My own father was in the Pentagon when the planes hit the twin towers. He had gone to his old office at the far side of the building when the plane hit his side of the Pentagon. As reports came in about the Pentagon I was able to get a call out to my mother. She had not heard from him. In fact it would not be until late afternoon that we heard from a co-worker of his that he was fine. It wasn't until late evening that he arrived home safe.

My husband had been sent home from his office in a sky-rise building in Northern Virginia. As he tried to get to us he watched as the tanks and military trucks headed up I-95 to respond to the attack.

We knew and worshiped with people who would work as firefighters and in the military that would not return home for a week in order to dig among the rubble of the Pentagon.

My father had planned to work for several more years after the tragedy, but within the year, he left his job to retire. He hasn't spoken much about that day. The only time he does talk about it is when someone speaks ill of Don Rumsfeld. My father saw first hand how when Mr. Rumsfeld was running the opposite direction from all the others that were evacuating. Even when he was encouraged to leave he remained—leave no man behind. My father did lose friends in the attack.

David was a first grader and had a hard time understanding the events (didn't we all.) He couldn't understand why we were so sad because Grandpa was fine. I explained that those who did die were other American's fathers, mothers, sons, daughters, brothers and sisters. So the following Saturday we took David to see the aftermath of the attack. A Washington Monument with only a handful of tourist with the flags at half mast. We also showed him the Pentagon with smoke still coming out of the gaping hole.

I'm proud to be an American!


Becky K. said...

Thank you for sharing. These events were life changing from a distance...It boggles my mind to think what it was like up close.

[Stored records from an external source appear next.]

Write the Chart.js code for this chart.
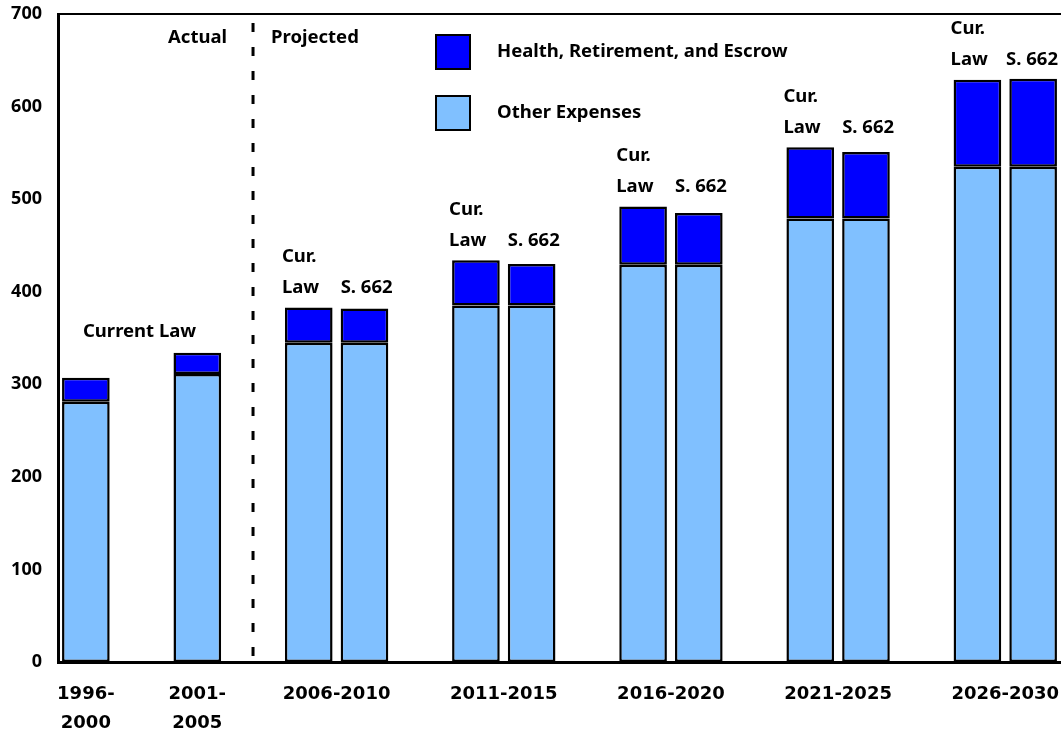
<!DOCTYPE html>
<html lang="en">
<head>
  <meta charset="UTF-8" />
  <title>Current Law vs S. 662</title>
  <style>
    body { margin: 0; background: #fff; }
    #wrap { position: relative; width: 1061px; height: 731px; }
  </style>
</head>
<body>
  <div id="wrap"><canvas id="chart"></canvas></div>

  <script src="https://cdn.jsdelivr.net/npm/chart.js"></script>
  <script>
    // x slot of every bar (one slot per bar, empty slots between groups)
    const barSlots = [0, 2, 4, 5, 7, 8, 10, 11, 13, 14, 16, 17];
    const otherExpenses = [281, 311, 345, 345, 385, 385, 429, 429, 479, 479, 535, 535];
    const healthRetEscrow = [26, 23, 38, 37, 49, 45, 63, 56, 77, 72, 94, 95];

    // group labels under the axis and where they sit
    const groupLabels = [['1996-', '2000'], ['2001-', '2005'], '2006-2010', '2011-2015', '2016-2020', '2021-2025', '2026-2030'];
    const groupSlots = [0, 2, 4.5, 7.5, 10.5, 13.5, 16.5];
    // index of the "Cur. Law" bar in each projected pair
    const pairStarts = [2, 4, 6, 8, 10];
    const yTicks = [0, 100, 200, 300, 400, 500, 600, 700];
    const dividerSlot = 3;

    const DARK = '#0000FF';
    const LIGHT = '#80C0FF';
    const LABEL_FONT = 'bold 18.5px "Noto Sans", sans-serif';

    const annotations = {
      id: 'annotations',
      afterDraw(chart) {
        const ctx = chart.ctx;
        const xs = chart.scales.x, ys = chart.scales.y;
        const area = chart.chartArea;
        ctx.save();

        // top frame line
        ctx.strokeStyle = '#000';
        ctx.lineWidth = 2;
        ctx.beginPath();
        ctx.moveTo(area.left, area.top);
        ctx.lineTo(chart.width, area.top);
        ctx.stroke();

        // Actual / Projected divider
        const dx = xs.getPixelForValue(dividerSlot);
        ctx.lineWidth = 3;
        ctx.setLineDash([9, 15]);
        ctx.beginPath();
        ctx.moveTo(dx, area.top + 9);
        ctx.lineTo(dx, area.bottom - 2);
        ctx.stroke();
        ctx.setLineDash([]);

        ctx.fillStyle = '#000';
        ctx.font = LABEL_FONT;
        ctx.textBaseline = 'middle';
        ctx.textAlign = 'right';
        ctx.fillText('Actual', dx - 26, area.top + 24);
        ctx.textAlign = 'left';
        ctx.fillText('Projected', dx + 18, area.top + 24);

        // "Current Law" over the actual bars
        ctx.textAlign = 'center';
        const clTop = ys.getPixelForValue(otherExpenses[1] + healthRetEscrow[1]);
        ctx.fillText('Current Law', (xs.getPixelForValue(barSlots[0]) + xs.getPixelForValue(barSlots[1])) / 2 - 2, clTop - 21);

        // Cur. Law / S. 662 labels over each pair
        const meta = chart.getDatasetMeta(1);
        ctx.textAlign = 'left';
        pairStarts.forEach(i => {
          const bar = meta.data[i], bar2 = meta.data[i + 1];
          const left = bar.x - bar.width / 2 - 3;
          const lawY = bar.y - 20;
          ctx.fillText('Cur.', left, lawY - 31);
          ctx.fillText('Law', left, lawY);
          let sx = bar2.x - bar2.width / 2;
          const w = ctx.measureText('S. 662').width;
          if (sx + w > chart.width - 3) sx = chart.width - 3 - w;
          ctx.fillText('S. 662', sx, lawY);
        });

        // legend
        const items = [[DARK, 'Health, Retirement, and Escrow'], [LIGHT, 'Other Expenses']];
        items.forEach((it, k) => {
          const y = area.top + 21 + k * 61;
          ctx.fillStyle = it[0];
          ctx.fillRect(378 + area.left, y, 34, 34);
          ctx.strokeStyle = '#000';
          ctx.lineWidth = 2;
          ctx.strokeRect(378 + area.left, y, 34, 34);
          ctx.fillStyle = '#000';
          ctx.fillText(it[1], 439 + area.left, y + 17);
        });

        ctx.restore();
      }
    };

    const barData = arr => arr.map((v, i) => ({ x: barSlots[i], y: v }));

    new Chart(document.getElementById('chart').getContext('2d'), {
      type: 'bar',
      data: {
        datasets: [
          {
            label: 'Other Expenses',
            data: barData(otherExpenses),
            backgroundColor: LIGHT,
            borderColor: '#000',
            borderWidth: 2.5,
            borderSkipped: false,
            categoryPercentage: 1,
            barPercentage: 0.855
          },
          {
            label: 'Health, Retirement, and Escrow',
            data: barData(healthRetEscrow),
            backgroundColor: DARK,
            borderColor: '#000',
            borderWidth: 2.5,
            borderSkipped: false,
            categoryPercentage: 1,
            barPercentage: 0.855
          }
        ]
      },
      options: {
        responsive: true,
        maintainAspectRatio: false,
        animation: false,
        layout: { padding: { top: 14, right: 0, left: 0, bottom: 0 } },
        plugins: { legend: { display: false }, tooltip: { enabled: false } },
        scales: {
          x: {
            type: 'linear',
            stacked: true,
            offset: false,
            min: -0.5,
            max: 17.5,
            grid: { display: false, drawTicks: false, offset: false },
            border: { display: true, color: '#000', width: 3 },
            afterBuildTicks: axis => { axis.ticks = groupSlots.map(v => ({ value: v })); },
            afterFit: axis => {
              axis.height = 69;
              axis.paddingLeft = 0;
              axis.paddingRight = 0;
            },
            ticks: {
              autoSkip: false,
              maxRotation: 0,
              padding: 17,
              color: '#000',
              font: { family: '"DejaVu Sans"', weight: 'bold', size: 18, lineHeight: 1.65 },
              callback: (v, i) => groupLabels[i]
            }
          },
          y: {
            stacked: true,
            min: 0,
            max: 700,
            grid: { display: false, drawTicks: false },
            border: { display: true, color: '#000', width: 3 },
            afterBuildTicks: axis => { axis.ticks = yTicks.map(v => ({ value: v })); },
            afterFit: axis => {
              axis.width = 58;
              axis.paddingTop = 0;
              axis.paddingBottom = 0;
            },
            ticks: {
              padding: 16,
              color: '#000',
              font: { family: '"Noto Sans"', weight: 'bold', size: 18 }
            }
          }
        }
      },
      plugins: [annotations]
    });
  </script>
</body>
</html>
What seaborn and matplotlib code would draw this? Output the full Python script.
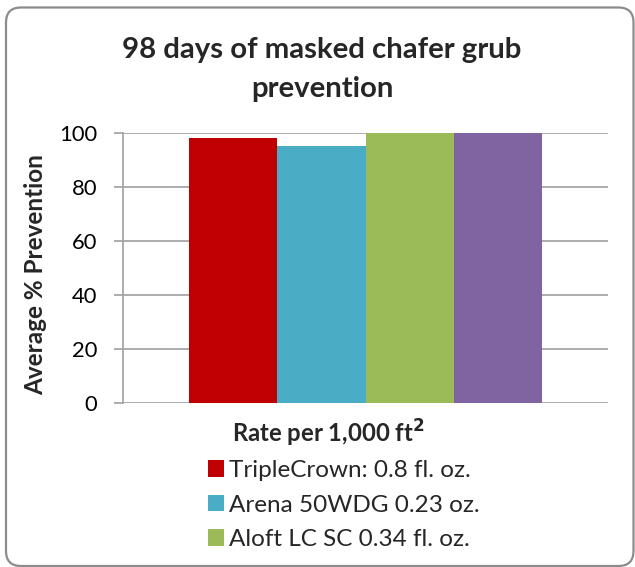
import matplotlib
matplotlib.use("Agg")
import matplotlib.pyplot as plt
from matplotlib.patches import FancyBboxPatch, Patch
import seaborn as sns
import pandas as pd

# --- data ---
products = ["TripleCrown: 0.8 fl. oz.", "Arena 50WDG 0.23 oz.",
            "Aloft LC SC 0.34 fl. oz.", "Product 4"]
prevention = [98, 95.2, 100, 100]
colors = ["#C00000", "#4BACC6", "#9BBB59", "#8064A2"]
yticks = [0, 20, 40, 60, 80, 100]

df = pd.DataFrame({"group": [""] * len(products), "product": products, "value": prevention})

sns.set_theme(style="white")
plt.rcParams["font.family"] = ["Lato", "DejaVu Sans"]

W, H = 635, 567
fig = plt.figure(figsize=(W / 100, H / 100), dpi=100)
# plot area in pixels: x 123..608, y 133..403
ax = fig.add_axes([123 / W, 1 - 403 / H, (608 - 123) / W, (403 - 133) / H])

sns.barplot(data=df, x="group", y="value", hue="product", palette=colors,
            width=0.727, saturation=1, ax=ax, legend=False, linewidth=0)

ax.set_ylim(0, 100)
ax.set_yticks(yticks)
ax.set_xticks([])
ax.yaxis.grid(True, color="#A6A6A6", linewidth=1.3)
ax.set_axisbelow(True)
for s in ["top", "right", "bottom"]:
    ax.spines[s].set_visible(False)
ax.spines["left"].set_color("#A6A6A6")
ax.spines["left"].set_linewidth(1.3)
ax.tick_params(axis="y", left=True, length=6.5, width=1.3, color="#A6A6A6",
               labelsize=15.8, pad=12, labelcolor="black")
ax.set_ylabel("")
ax.set_xlabel("")

fig.text(36 / W, 1 - 275 / H, "Average % Prevention", rotation=90,
         ha="center", va="center", fontsize=17.5, fontweight="bold")

# title, two lines placed by baseline
fig.text(322 / W, 1 - 58 / H, "98 days of masked chafer grub",
         ha="center", va="baseline", fontsize=21.2, fontweight="bold")
fig.text(322 / W, 1 - 97 / H, "prevention",
         ha="center", va="baseline", fontsize=21.2, fontweight="bold")

fig.text(328 / W, 1 - 443 / H, r"Rate per 1,000 ft$^\mathbf{2}$",
         ha="center", va="baseline", fontsize=17.2, fontweight="bold")

# legend, only three entries fit inside the frame
handles = [Patch(facecolor=c, edgecolor="none") for c in colors[:3]]
fig.legend(handles, products[:3], loc="upper left",
           bbox_to_anchor=(196 / W, 1 - 448 / H), frameon=False,
           fontsize=17.5, handlelength=0.66, handleheight=0.66,
           handletextpad=0.2, labelspacing=0.55, borderpad=0)

# rounded chart frame, in inches so corners stay round
frame = FancyBboxPatch((6 / 100, (H - 566) / 100), 627.5 / 100, 558.5 / 100,
                       boxstyle="round,pad=0,rounding_size=0.15",
                       transform=fig.dpi_scale_trans, facecolor="none",
                       edgecolor="#8C8C8C", linewidth=1.6, clip_on=False)
fig.patches.append(frame)

fig.savefig("out.png", dpi=100)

Thanks for letting us know your father's experience with Mr. Rumsfeld...I think he gets a bum rap a lot of the time.

Becky K.

Kim said...

Yes, all our lives in America were changed due to 9/11. I think that's why we held together so much for the months that followed.
My father hardly ever spoke about politics at home, so I think that's what has struck us as to how strong his feeling were about Rumsfeld. I was very glad to see that he took part in the dedication of the memorial.